She must have seen the skeptical look on my face.
“Fetch the medicine,” she said. “I’ll have just a taste. The spoon’s with the tea things.”
First things first, I thought, locating the utensil among a clutter of battered silverware, and pouring it full of the treacly looking cough syrup.
“Open up, little birdie,” I said with a grin. It was the formula Mrs. Mullet used to humor me into swallowing those detestable tonics and oils with which Father insisted his daughters be dosed. With her eyes fixed firmly on mine (was it my imagination, or did they warm a little?), the Gypsy opened her mouth dutifully and allowed me to insert the brimming spoon.
“Swallow, swallow, fly away,” I said, pronouncing the closing words of the ritual, and turning my attention to the charming little stove. I hated to admit my ignorance: I hadn’t the faintest idea how to light the thing.

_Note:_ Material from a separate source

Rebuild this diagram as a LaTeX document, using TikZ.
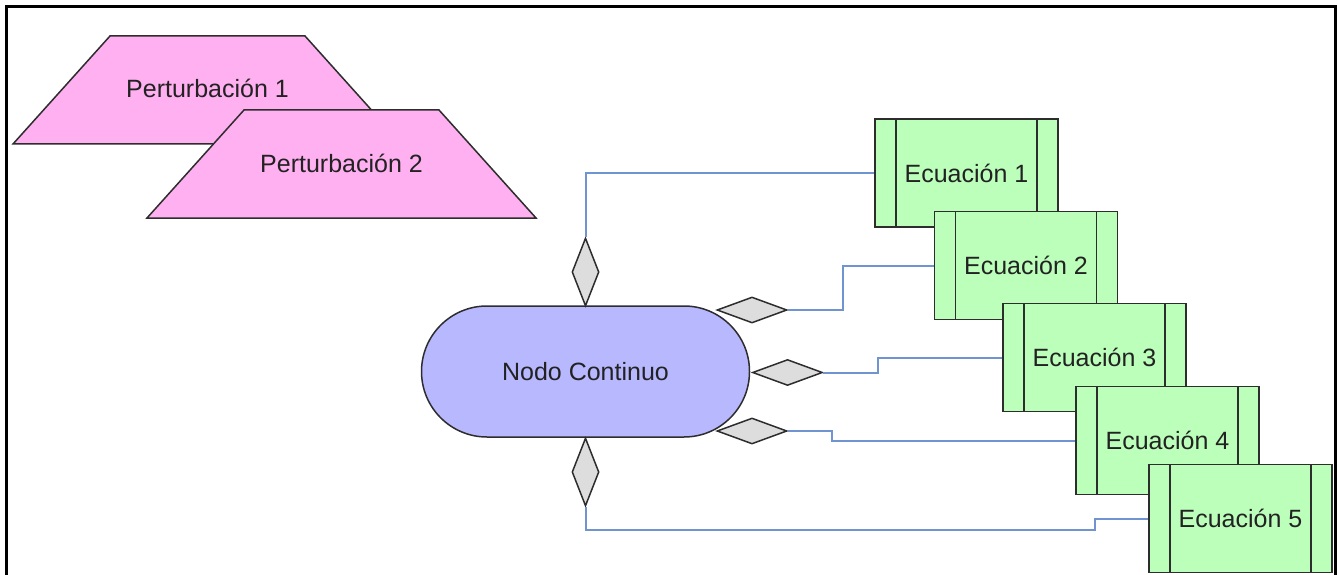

You might as well ask me to stoke up the boilers on the Queen Elizabeth.
“Not here,” the Gypsy said, spotting my hesitation. “Outside. Make a fire.”
At the bottom of the steps, I paused for a quick look round the grove.
Elder bushes, as I have said, were growing everywhere. I tugged at a couple of branches, trying to tear them loose, but it was not an easy task.
Too full of life, I thought; too springy. After something of a tug-of-war, and only by jumping vigorously on a couple of the lower branches, was I able to tear them free at last.
Five minutes later, at the center of the glade, I had gathered enough twigs and branches to have the makings of a decent campfire.
Hopefully, while muttering the Girl Guide’s Prayer (“Burn, blast you!”), I lit one of the matches I had found in the caravan’s locker. As the flame touched the twigs, it sizzled and went out. Another did the same.
As I am not noted for my patience, I let slip a mild curse.
If I were at home in my chemical laboratory, I thought, I would be doing as any civilized person does and using a Bunsen burner to boil water for tea: not messing about on my knees in a clearing with a bundle of stupid green twigs.